Pingali Venkayya was born on August 2, 1876, in a Telugu brahmin family at Bhatlapenumarru, near Machilipatnam in Andhra Pradesh. He was a freedom fighter and a staunch follower of Mahatma Gandhi.

At the age of 19, he joined the British Indian Army and fought the Anglo-Boer war in Africa, where he met Mahatma Gandhi for the first time.

Pingali Venkayya designed the flag and presented it to Mahatma Gandhi during his visit to Vijayawada on April 1, 1921.

Initially, Pingali Venkayya presented a saffron-green flag to Mahatma Gandhi.

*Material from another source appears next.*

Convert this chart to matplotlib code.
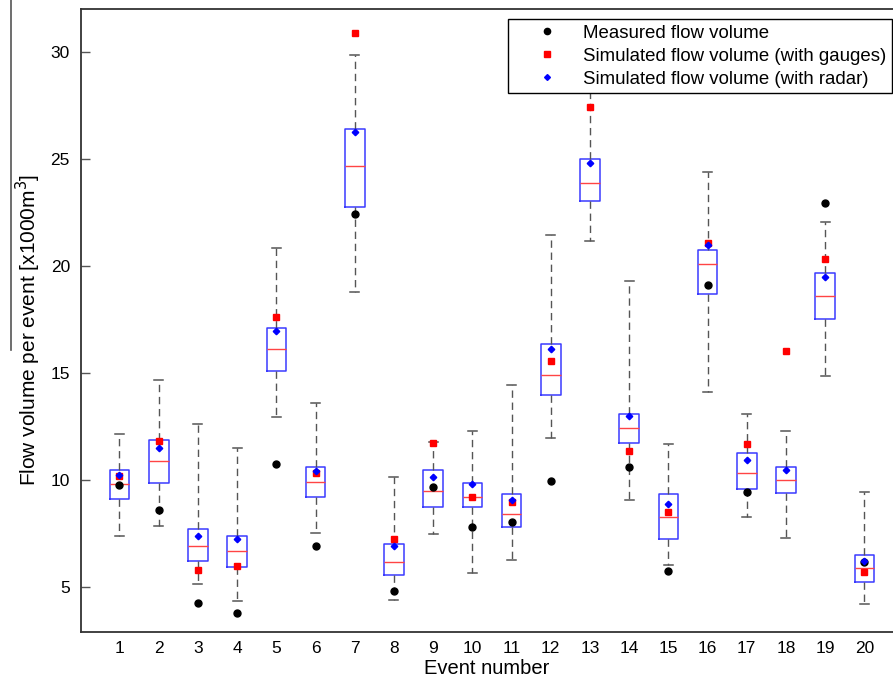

Lala Hansraj of Jalandhar had suggested the addition of the Chakra, and Gandhiji had requested a white stripe.

Later, the flag was adopted as the Indian National Flag.

Pingali Venkayya was a linguist and even spoke Japanese.

He had a doctorate degree in Geology, and was an expert in diamond mining, and was nicknamed ‘Diamond Venkayya.’

A postage stamp was issued in 2009 to pay respect to Pingali Venkayya. And in 2011, it was proposed that Pingali Venkayya be posthumously awarded the Bharat Ratna.

Unfortunately, there is no chapter on Pingali Venkayya in the school books, and the political masters are also taking too long to posthumously confer him the Bharat Ratna.